“If there is a decision I could take back it’s easily that decision,” Mangini said. “Never in a million years would I have wanted it to go this way. It’s disappointing whenever it comes up.”
Mangini, who was an assistant on the Patriots’ three Super Bowl-winning teams, says he has never believed any of the Patriots’ titles were tainted, and he’s surprised that anyone would suggest they are.
“It’s regret, it’s disappointment, it’s all of those things,” Mangini said of the way he views Spygate now. “Because I know what it took to win those Super Bowls and I have so much respect for the people that were involved there.

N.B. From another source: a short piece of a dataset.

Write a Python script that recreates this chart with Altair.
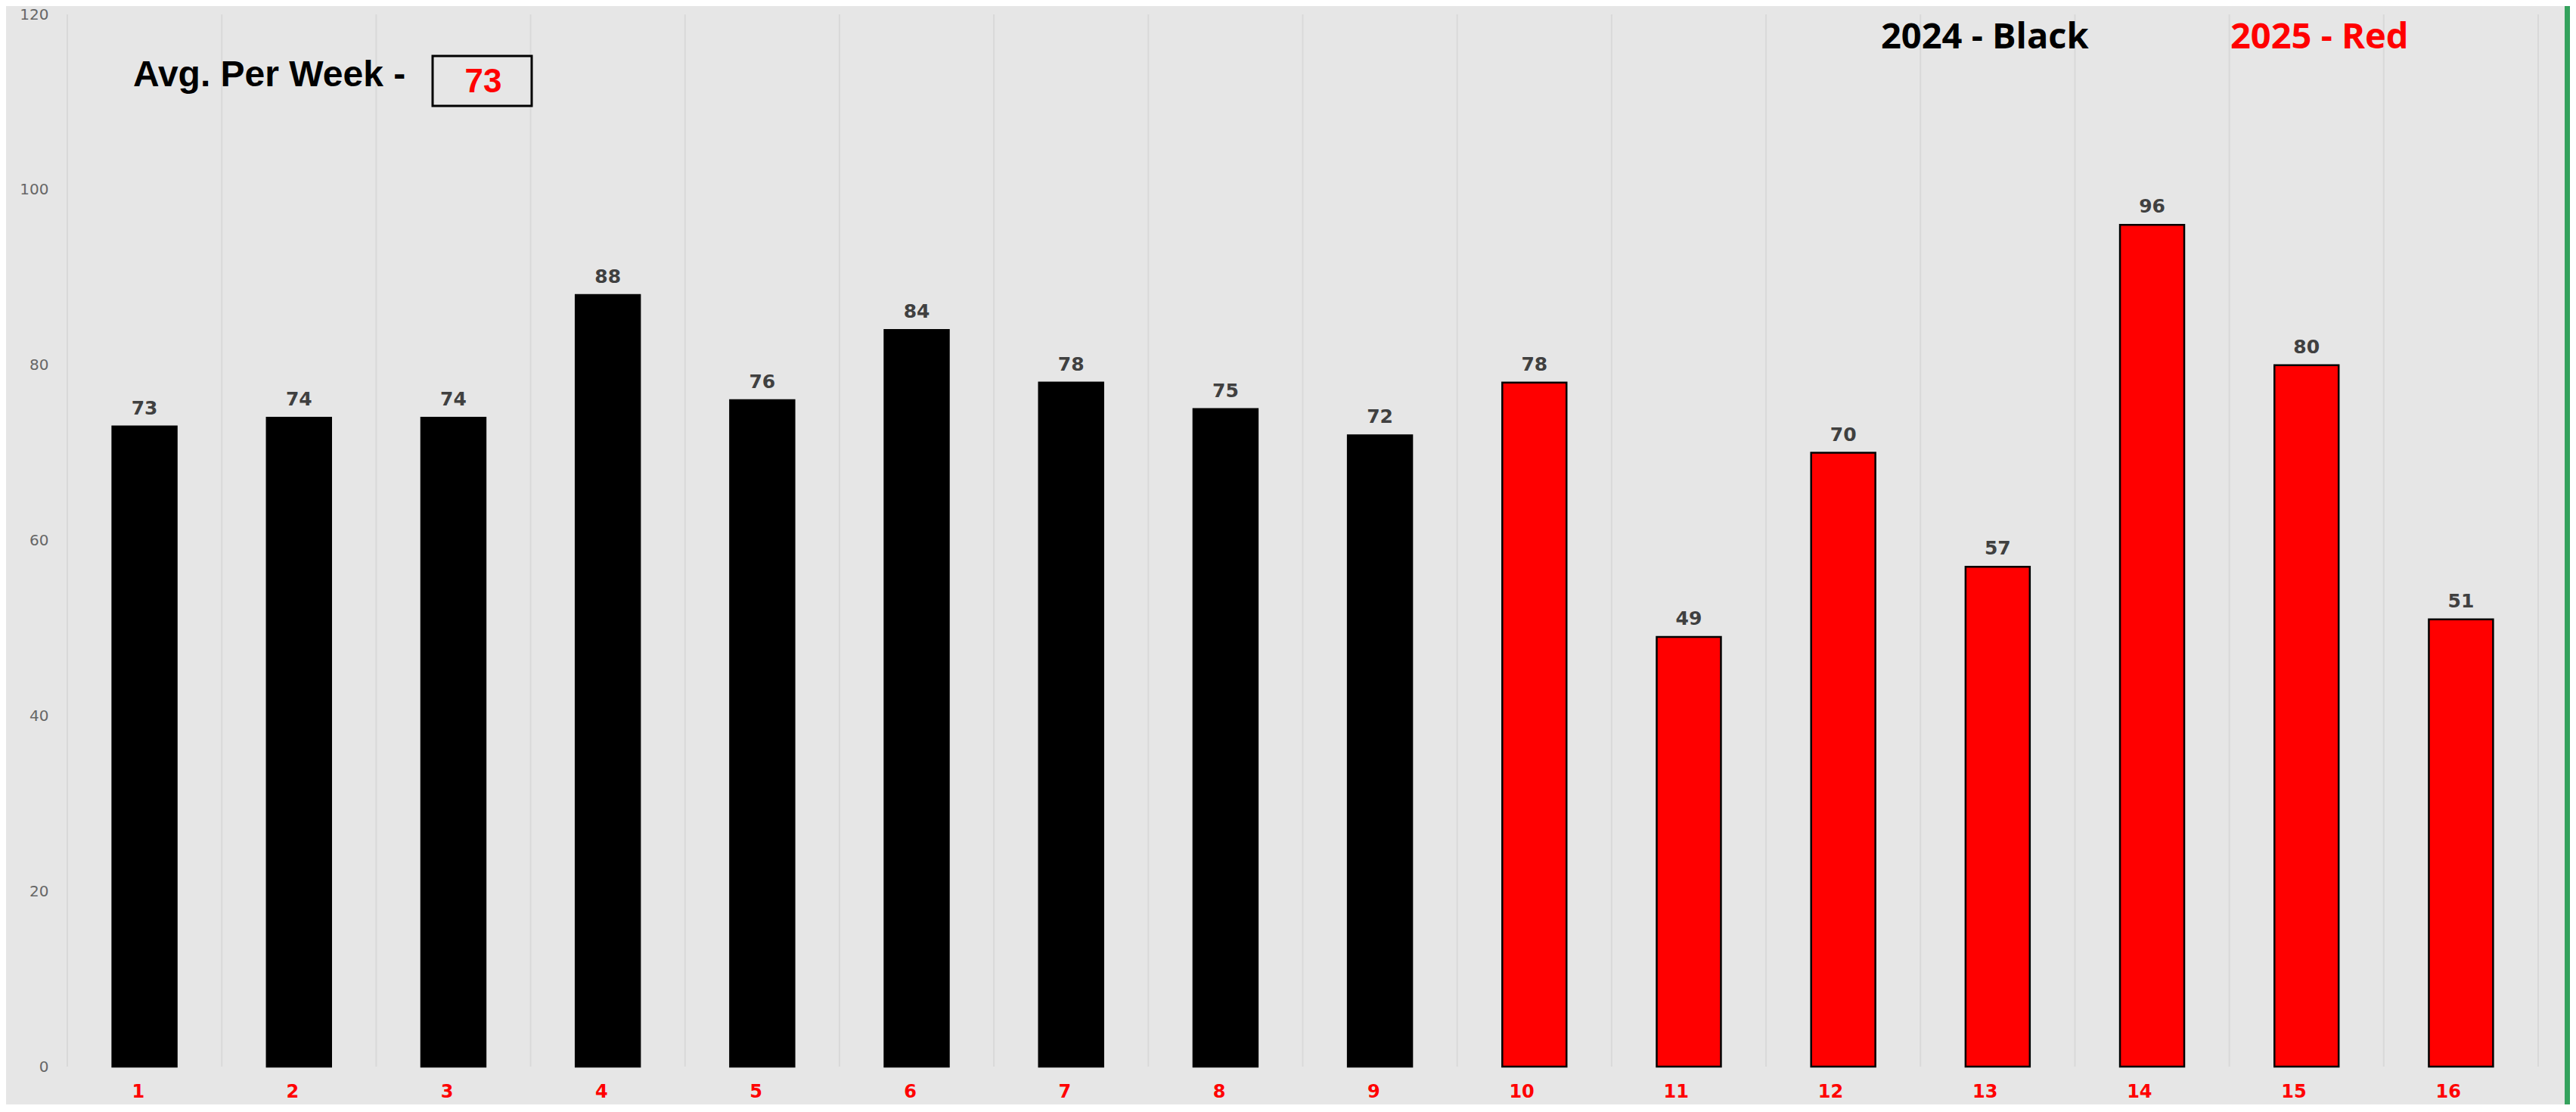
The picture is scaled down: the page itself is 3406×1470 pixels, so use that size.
import altair as alt
import pandas as pd

# ---- data ----
weeks = ["1", "2", "3", "4", "5", "6", "7", "8", "9", "10", "11", "12", "13", "14", "15", "16"]
counts = [73, 74, 74, 88, 76, 84, 78, 75, 72, 78, 49, 70, 57, 96, 80, 51]
years = ["2024"] * 9 + ["2025"] * 7
y_ticks = [0, 20, 40, 60, 80, 100, 120]
year_domain = ["2024", "2025"]
year_colors = ["#000000", "#ff0000"]
title_text = "Avg. Per Week -"
legend_2024 = "2024 - Black"
legend_2025 = "2025 - Red"

avg_value = str(int(round(sum(counts) / len(counts))))

df = pd.DataFrame({"week": weeks, "count": counts, "year": years})

W = 3267
H = 1391
BG = "#e6e6e6"

x_enc = alt.X(
    "week:O",
    sort=weeks,
    scale=alt.Scale(paddingInner=0, paddingOuter=0),
    axis=alt.Axis(
        title=None,
        labelAngle=0,
        labelColor="#ff0000",
        labelFont="DejaVu Sans",
        labelFontWeight="bold",
        labelFontSize=24,
        labelPadding=33,
        ticks=False,
        domain=False,
        grid=False,
    ),
)
y_enc = alt.Y(
    "count:Q",
    scale=alt.Scale(domain=[0, 120]),
    axis=alt.Axis(
        title=None,
        values=y_ticks,
        labelColor="#666666",
        labelFont="DejaVu Sans",
        labelFontSize=20,
        labelPadding=25,
        ticks=False,
        domain=False,
        grid=False,
    ),
)

base = alt.Chart(df)

grid = base.mark_rule(color="#d9d9d9", strokeWidth=2).encode(
    x=alt.X("week:O", sort=weeks, bandPosition=0),
    y=alt.value(0),
    y2=alt.value(H),
)
grid_right = base.mark_rule(color="#d9d9d9", strokeWidth=2).encode(
    x=alt.value(W), y=alt.value(0), y2=alt.value(H)
)

bars = base.mark_bar(
    width=alt.RelativeBandSize(0.416), stroke="#000000", strokeWidth=2.5
).encode(
    x=x_enc,
    y=y_enc,
    color=alt.Color(
        "year:N",
        scale=alt.Scale(domain=year_domain, range=year_colors),
        legend=None,
    ),
)

value_labels = base.mark_text(
    font="DejaVu Sans",
    fontWeight="bold",
    fontSize=25,
    color="#404040",
    baseline="bottom",
    dy=-11,
).encode(x=alt.X("week:O", sort=weeks), y="count:Q", text="count:Q")

title_mark = alt.Chart(pd.DataFrame({"t": [title_text]})).mark_text(
    font="Liberation Sans",
    fontWeight="bold",
    fontSize=48,
    color="#000000",
    align="left",
    baseline="middle",
).encode(x=alt.value(87), y=alt.value(81), text="t:N")

box = alt.Chart(pd.DataFrame({"v": [avg_value]})).mark_rect(
    fill=BG, stroke="#000000", strokeWidth=3
).encode(x=alt.value(483), x2=alt.value(614), y=alt.value(55), y2=alt.value(121))

avg_mark = alt.Chart(pd.DataFrame({"v": [avg_value]})).mark_text(
    font="Liberation Sans",
    fontWeight="bold",
    fontSize=44,
    color="#ff0000",
    align="center",
    baseline="middle",
).encode(x=alt.value(550), y=alt.value(90), text="v:N")

leg1 = alt.Chart(pd.DataFrame({"t": [legend_2024]})).mark_text(
    font="Open Sans",
    fontWeight="bold",
    fontSize=47,
    color="#000000",
    align="left",
    baseline="middle",
).encode(x=alt.value(2398), y=alt.value(31), text="t:N")

leg2 = alt.Chart(pd.DataFrame({"t": [legend_2025]})).mark_text(
    font="Open Sans",
    fontWeight="bold",
    fontSize=47,
    color="#ff0000",
    align="left",
    baseline="middle",
).encode(x=alt.value(2860), y=alt.value(31), text="t:N")

green = base.mark_rule(color="#35a25d", strokeWidth=12, strokeCap="round").encode(
    x=alt.value(W + 41), y=alt.value(-11), y2=alt.value(H + 60)
)

chart = (
    alt.layer(grid, grid_right, bars, value_labels, title_mark, box, avg_mark, leg1, leg2, green)
    .properties(
        width=W,
        height=H,
        background=BG,
        autosize=alt.AutoSizeParams(type="none"),
        padding={"left": 81, "top": 11, "right": 42, "bottom": 50},
    )
    .configure_view(stroke=None)
)

chart.save("out.html", embed_options={"renderer": "svg", "actions": False})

I’m disappointed that this is what it’s translated into.”
One reason for Mangini’s disappointment may be that he’s now viewed in coaching circles as an assistant whom a head coach would have trouble trusting. If Mangini wants to get back on an NFL staff, he’d need that head coach to believe he’d be more loyal than he was to Belichick. But Mangini said today that he wasn’t trying to hurt Belichick. All he really wanted was to beat the Patriots that day and keep them from getting any kind of an advantage.
“Never in a million years did I expect it to play out like this,” Mangini said. “This is one of those situations where I didn’t want them to do the things they were doing. I didn’t think it was any kind of significant advantage, but I wasn’t going to give them the convenience of doing it in our stadium, and I wanted to shut it down. But there was no intent to get the league involved. There was no intent to have the landslide that it has become.”